I can’t work out what purpose this all-round reflection can possibly serve. Unless it’s to allow you to check that your skirt isn’t tucked into your knickers when you leave, which would be very useful if you’re one of those people who are in the habit of carelessly rearranging their clothing, maybe because you’re in a hurry to re-apply your frosted pink lipstick or to half-dry your hands under a listless puff of warm air. In that case, it’s a thoughtful gesture. Good old British Rail. See, they do care about their customers.


26 June

I walk up to the post office to send off a parcel, and pass the children’s old primary school on the way. It’s home time, so the mothers are waiting outside, and children are running out, excitedly waving books, ‘robots’ made out of toilet roll tubes and straws, and paintings of unflattering blobs doubtlessly labelled “mummy” (at least, mine used to. I’ve still got a drawing Harriet made of me, with a big round face that took up the entire paper and two tiny eyes in the middle. I pretended to be pleased, of course, but I immediately went on a serious diet).
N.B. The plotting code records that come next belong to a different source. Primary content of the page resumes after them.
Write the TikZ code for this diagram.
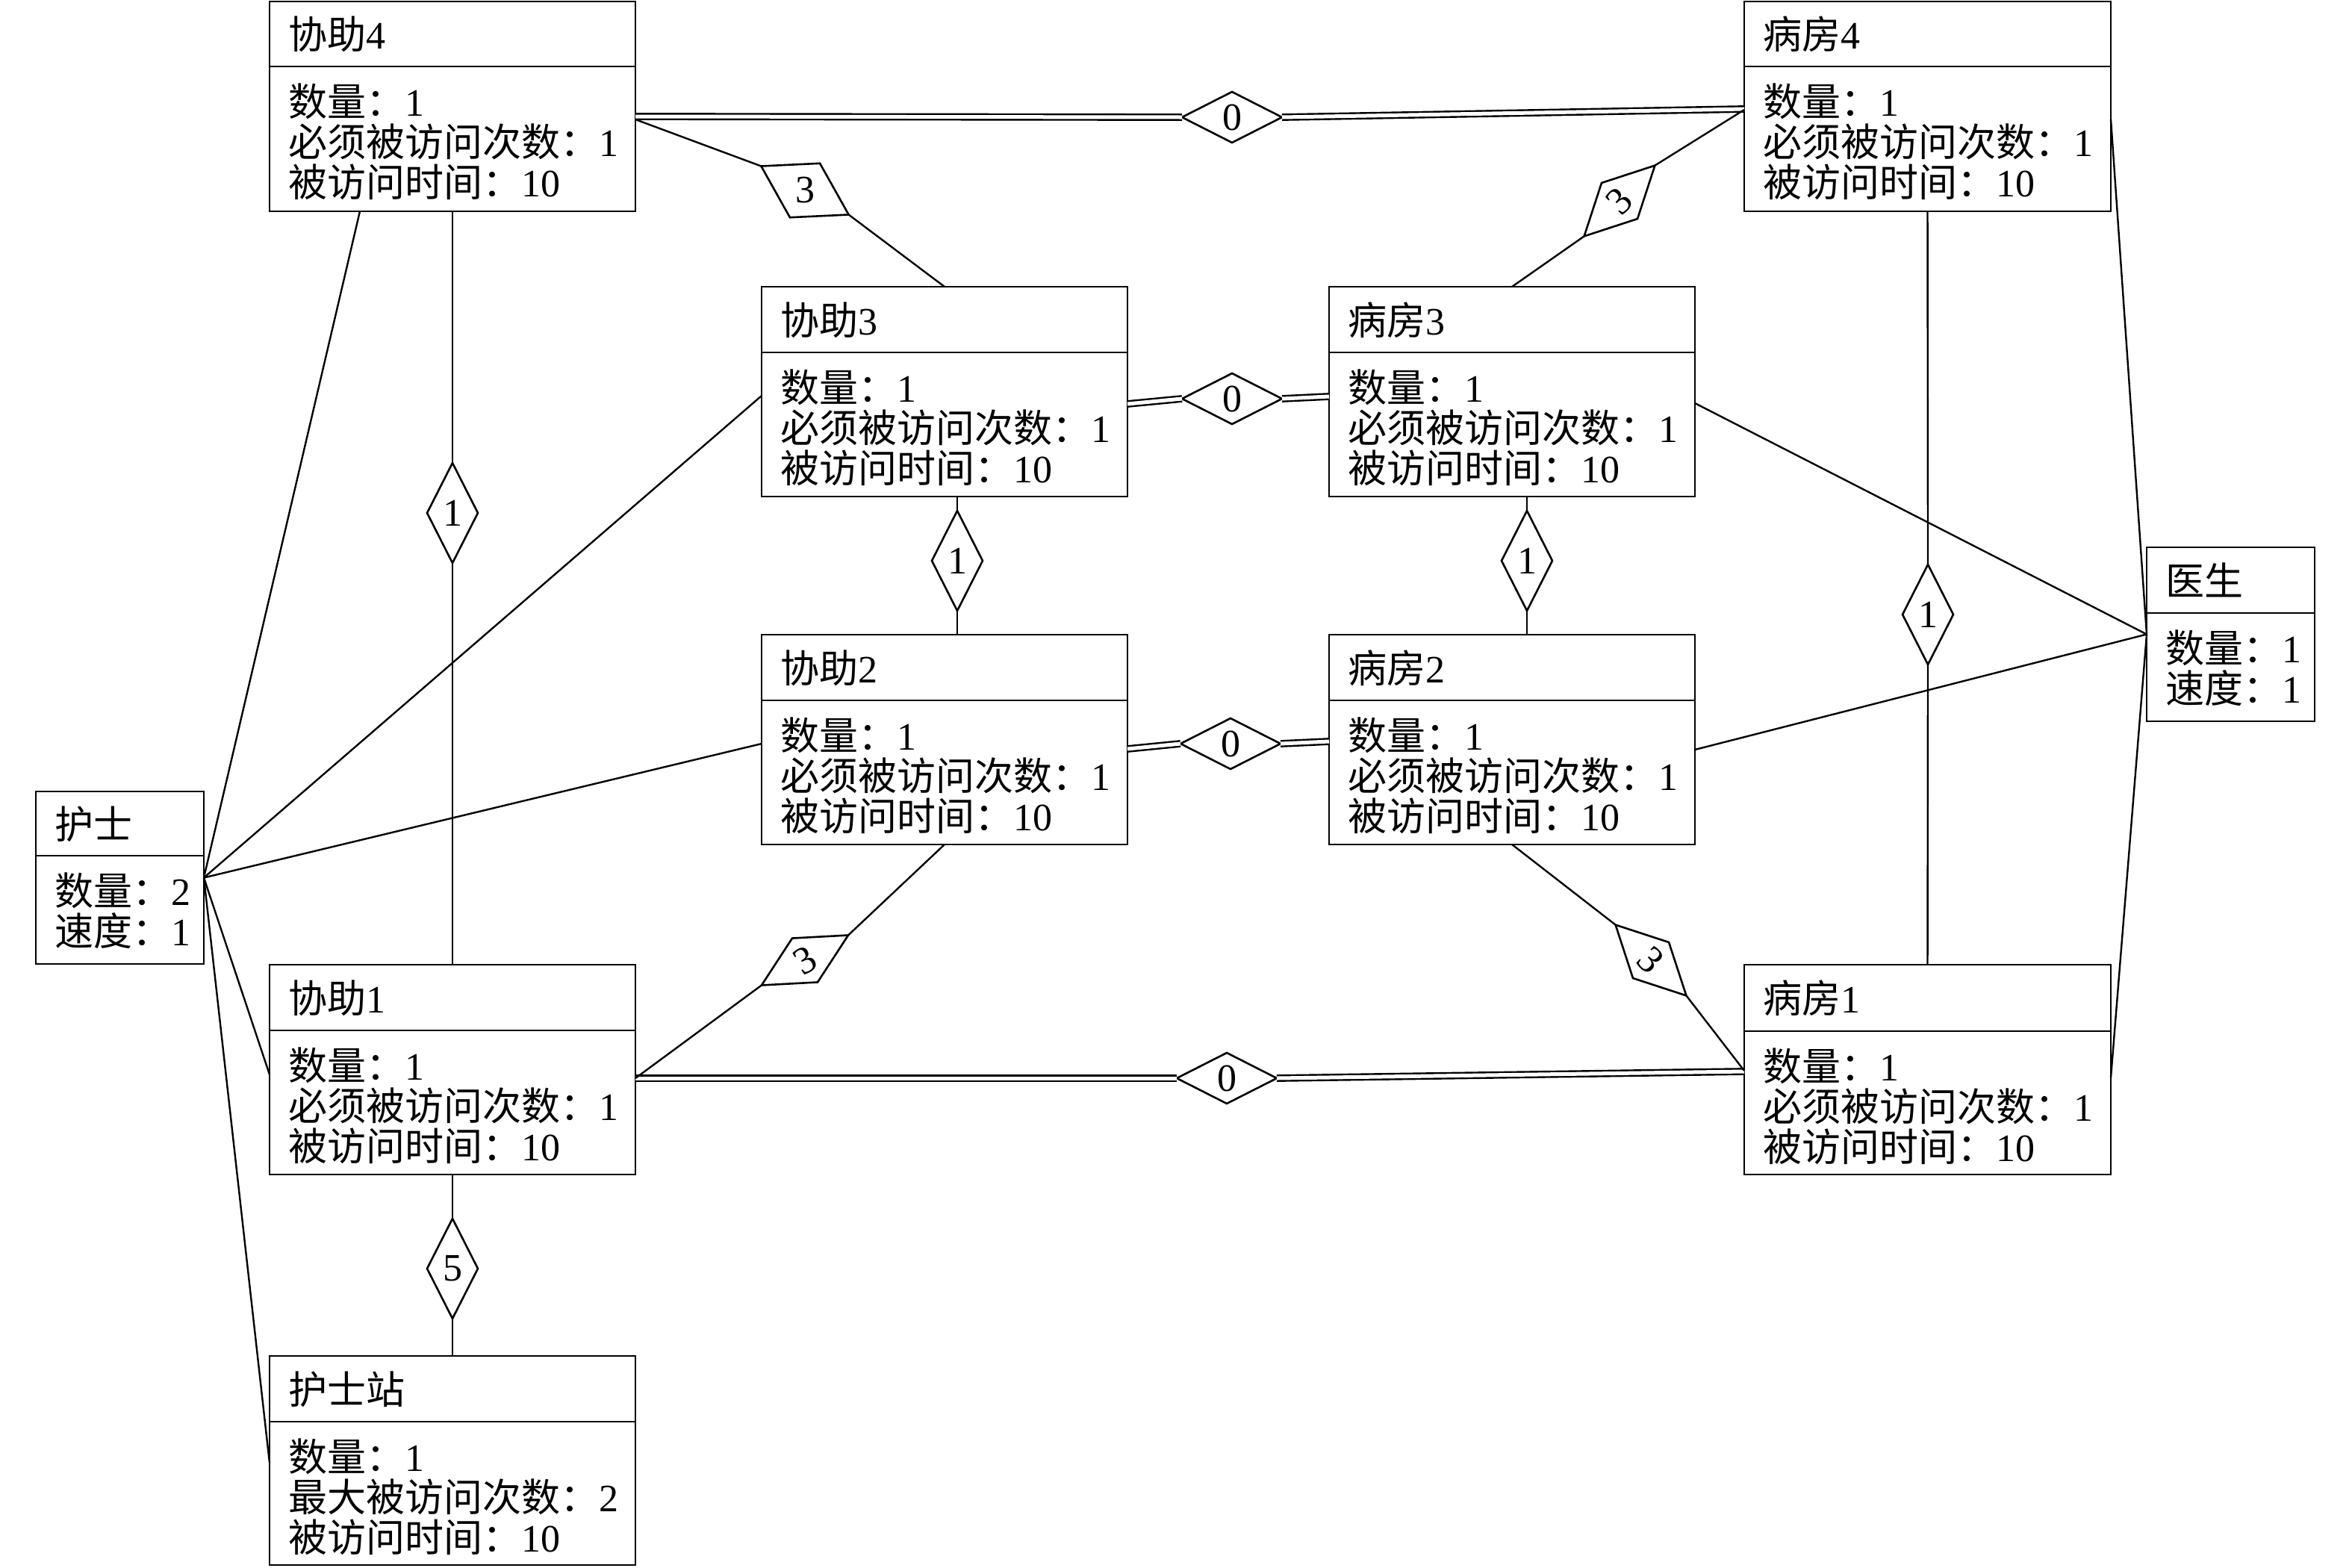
\documentclass[tikz,border=0pt]{standalone}
\usepackage{fontspec}
\setmainfont{Liberation Serif}
\newfontfamily\zhfont{Noto Sans CJK SC}
\newcommand\zh[1]{{\zhfont #1}}
\usetikzlibrary{shapes.geometric,calc}
\newcommand\umlbox[8]{%
  \node[umlrect, minimum width=#4pt, minimum height=#5pt] (#1) at (#2,#3) {};
  \draw[boxline] ($(#1.north west)+(0,#6)$) -- ($(#1.north east)+(0,#6)$);
  \node[txt] (#1-t) at ($(#1.north west)+(25,{#6/2+20})$) {#7};
  \foreach \myline [count=\i] in {#8} {%
    \node[txt] (#1-l\i) at ($(#1.north west)+(25,{#6+66+54*(\i-1)})$) {\myline};}%
}
\begin{document}
\begin{tikzpicture}[x=1pt,y=-1pt,
  umlrect/.style={draw, line width=2.6pt, rectangle, anchor=north west, inner sep=0pt, outer sep=0pt},
  boxline/.style={line width=2.6pt},
  txt/.style={anchor=base west, inner sep=0pt, font=\fontsize{52}{54}\selectfont},
  hdia/.style={diamond, draw, line width=2.6pt, minimum width=134pt, minimum height=68pt, inner sep=0pt, outer sep=0pt, font=\fontsize{52}{54}\selectfont},
  vdia/.style={hdia, minimum width=68pt, minimum height=134pt},
  link/.style={line width=2.4pt},
  dbl/.style={double, line width=2.4pt, double distance=5pt}]
\useasboundingbox (0,0) rectangle (3150,2099);

% boxes
\umlbox{x4}{361}{2}{490}{281}{87}{\zh{协助}4}{{\zh{数量：}1},{\zh{必须被访问次数：}1},{\zh{被访问时间：}10}}
\umlbox{w4}{2336}{2}{491}{281}{87}{\zh{病房}4}{{\zh{数量：}1},{\zh{必须被访问次数：}1},{\zh{被访问时间：}10}}
\umlbox{x3}{1020}{384}{490}{281}{88}{\zh{协助}3}{{\zh{数量：}1},{\zh{必须被访问次数：}1},{\zh{被访问时间：}10}}
\umlbox{w3}{1780}{384}{490}{281}{88}{\zh{病房}3}{{\zh{数量：}1},{\zh{必须被访问次数：}1},{\zh{被访问时间：}10}}
\umlbox{x2}{1020}{850}{490}{281}{88}{\zh{协助}2}{{\zh{数量：}1},{\zh{必须被访问次数：}1},{\zh{被访问时间：}10}}
\umlbox{w2}{1780}{850}{490}{281}{88}{\zh{病房}2}{{\zh{数量：}1},{\zh{必须被访问次数：}1},{\zh{被访问时间：}10}}
\umlbox{x1}{361}{1292}{490}{281}{88}{\zh{协助}1}{{\zh{数量：}1},{\zh{必须被访问次数：}1},{\zh{被访问时间：}10}}
\umlbox{w1}{2336}{1292}{491}{281}{89}{\zh{病房}1}{{\zh{数量：}1},{\zh{必须被访问次数：}1},{\zh{被访问时间：}10}}
\umlbox{ns}{361}{1816}{490}{280}{88}{\zh{护士站}}{{\zh{数量：}1},{\zh{最大被访问次数：}2},{\zh{被访问时间：}10}}
\umlbox{nurse}{48}{1060}{225}{231}{86}{\zh{护士}}{{\zh{数量：}2},{\zh{速度：}1}}
\umlbox{doc}{2875}{733}{225}{233}{88}{\zh{医生}}{{\zh{数量：}1},{\zh{速度：}1}}

% diamonds
\node[hdia] (d0a) at (1650,157) {0};
\node[hdia] (d0b) at (1650,534) {0};
\node[hdia] (d0c) at (1648,996) {0};
\node[hdia] (d0d) at (1643,1444) {0};
\node[hdia, rotate=-29] (d3a) at (1078,255) {\rotatebox{29}{3}};
\node[hdia, rotate=45] (d3b) at (2169,269) {3};
\node[hdia, rotate=30] (d3c) at (1078,1286) {3};
\node[hdia, rotate=-45] (d3d) at (2211,1286) {3};
\node[vdia] (d1a) at (606,687) {1};
\node[vdia] (d1b) at (1282,751) {1};
\node[vdia] (d1c) at (2045,751) {1};
\node[vdia] (d1d) at (2582,823) {1};
\node[vdia] (d5) at (606,1699) {5};

% double connectors with "0"
\draw[dbl] ($(x4.north east)+(0,154)$) -- (d0a.west);
\draw[dbl] (d0a.east) -- ($(w4.north west)+(0,144)$);
\draw[dbl] ($(x3.north east)+(0,157)$) -- (d0b.west);
\draw[dbl] (d0b.east) -- ($(w3.north west)+(0,147)$);
\draw[dbl] ($(x2.north east)+(0,153)$) -- (d0c.west);
\draw[dbl] (d0c.east) -- ($(w2.north west)+(0,143)$);
\draw[dbl] ($(x1.north east)+(0,152)$) -- (d0d.west);
\draw[dbl] (d0d.east) -- ($(w1.north west)+(0,143)$);

% "3" connectors
\draw[link] ($(x4.north east)+(0,158)$) -- (d3a.west);
\draw[link] (d3a.east) -- (x3.north);
\draw[link] ($(w4.north west)+(0,145)$) -- (d3b.east);
\draw[link] (d3b.west) -- (w3.north);
\draw[link] ($(x1.north east)+(0,152)$) -- (d3c.west);
\draw[link] (d3c.east) -- (x2.south);
\draw[link] ($(w1.north west)+(0,142)$) -- (d3d.east);
\draw[link] (d3d.west) -- (w2.south);

% vertical connectors
\draw[link] (x4.south) -- (d1a.north);
\draw[link] (d1a.south) -- (x1.north);
\draw[link] ($(x3.south)+(17,0)$) -- (d1b.north);
\draw[link] (d1b.south) -- ($(x2.north)+(17,0)$);
\draw[link] ($(w3.south)+(20,0)$) -- (d1c.north);
\draw[link] (d1c.south) -- ($(w2.north)+(20,0)$);
\draw[link] (w4.south) -- (d1d.north);
\draw[link] (d1d.south) -- (w1.north);
\draw[link] (x1.south) -- (d5.north);
\draw[link] (d5.south) -- (ns.north);

% nurse connectors
\draw[link] (nurse.east) -- ($(x4.south west)+(121,0)$);
\draw[link] (nurse.east) -- ($(x3.north west)+(0,146)$);
\draw[link] (nurse.east) -- ($(x2.north west)+(0,146)$);
\draw[link] (nurse.east) -- ($(x1.north west)+(0,147)$);
\draw[link] (nurse.east) -- ($(ns.north west)+(0,143)$);

% doctor connectors
\draw[link] (doc.west) -- ($(w4.north east)+(0,158)$);
\draw[link] (doc.west) -- ($(w3.north east)+(0,156)$);
\draw[link] (doc.west) -- ($(w2.north east)+(0,154)$);
\draw[link] (doc.west) -- ($(w1.north east)+(0,151)$);
\end{tikzpicture}
\end{document}
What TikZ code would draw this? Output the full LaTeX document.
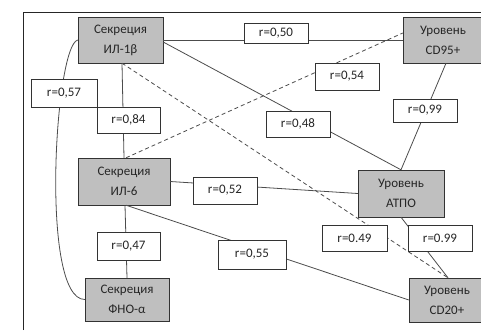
\documentclass[tikz,border=0pt]{standalone}
\usepackage{fontspec}
\setmainfont{Carlito}

\tikzset{
  factor/.style={draw=black!80, fill=black!25, align=center, inner sep=0pt,
    font=\fontsize{13}{20}\selectfont, text=black!85},
  coef/.style={draw=black!80, fill=white, inner sep=0pt,
    font=\fontsize{13}{15}\selectfont, text=black!85},
  link/.style={draw=black!70, line width=0.8pt},
  weak/.style={link, dash pattern=on 4pt off 3pt}
}

\begin{document}
\begin{tikzpicture}[x=1pt, y=-1pt]
    \useasboundingbox (0,0) rectangle (481,330);
    % Frame
    \draw[black!85, line width=0.9pt] (23,330) -- (23,12) -- (481,12);

    % Factors
    \node[factor, minimum width=85pt, minimum height=46pt] (il1b) at (120.5,40) {Секреция\\ИЛ-1β};
    \node[factor, minimum width=80pt, minimum height=46pt] (cd95) at (443,40) {Уровень\\CD95+};
    \node[factor, minimum width=92pt, minimum height=47pt] (il6) at (124,181.5) {Секреция\\ИЛ-6};
    \node[factor, minimum width=86pt, minimum height=47pt] (atpo) at (401,193.5) {Уровень\\АТПО};
    \node[factor, minimum width=84pt, minimum height=43pt] (fno) at (127,299.5) {Секреция\\ФНО-α};
    \node[factor, minimum width=76pt, minimum height=44pt] (cd20) at (447,300) {Уровень\\CD20+};

    % Links
    \draw[link] (il1b.east) -- (cd95.west);
    \draw[link] ([yshift=-2pt]il1b.east) -- (atpo.north);
    \draw[link] ([xshift=3pt]cd95.south) -- (atpo.north);
    \draw[link] ([xshift=1.5pt]il1b.south) -- (il6.north);
    \draw[weak] ([xshift=1.5pt]il1b.south) -- ([xshift=1pt]cd20.north);
    \draw[weak] ([xshift=2pt]il6.north) -- ([yshift=7pt]cd95.west);
    \draw[link] (il6.east) -- (atpo.west);
    \draw[link] ([xshift=1pt]il6.south) -- (fno.north);
    \draw[link] ([xshift=2pt]il6.south) -- (cd20.west);
    \draw[link] (atpo.south) -- ([xshift=1pt]cd20.north);
    \draw[link] (il1b.west) .. controls +(-23,5) and +(-45,0) .. (fno.west);

    % Coefficients
    \node[coef, minimum width=66pt, minimum height=28pt] (r57) at (64,93) {r=0,57};
    \node[coef, minimum width=63pt, minimum height=26pt] (r84) at (128.5,120) {r=0,84};
    \node[coef, minimum width=64pt, minimum height=20pt] (r50) at (276,33) {r=0,50};
    \node[coef, minimum width=64pt, minimum height=27pt] (r54) at (347,76.5) {r=0,54};
    \node[coef, minimum width=64pt, minimum height=26pt] (r48) at (298,124) {r=0,48};
    \node[coef, minimum width=64pt, minimum height=23pt] (r99a) at (425,110.5) {r=0,99};
    \node[coef, minimum width=64pt, minimum height=27pt] (r52) at (225,190.5) {r=0,52};
    \node[coef, minimum width=63pt, minimum height=28pt] (r47) at (128.5,246) {r=0,47};
    \node[coef, minimum width=68pt, minimum height=29pt] (r55) at (252,254.5) {r=0,55};
    \node[coef, minimum width=65pt, minimum height=26pt] (r49) at (354.5,238) {r=0.49};
    \node[coef, minimum width=64pt, minimum height=26pt] (r99b) at (440,238) {r=0.99};
\end{tikzpicture}
\end{document}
It makes me feel so nostalgic for those simple days, when all they had to worry about was whether they had peanut butter or ham sandwiches for lunch, and if I’d remembered to wash their PE kit. Then I asked myself; would I really want to go through again all the agonies of waiting to find out if they’d got into the secondary school/university/job of their choice? If they’d passed their GCSEs/A levels/degree course? If they’d pass their driving test?

I guess not. But I do miss the simplicity of those days. Just like I miss my dachshund Miranda and my little red sports car. And, come to think of it, my non-colour coordinated bookshelves.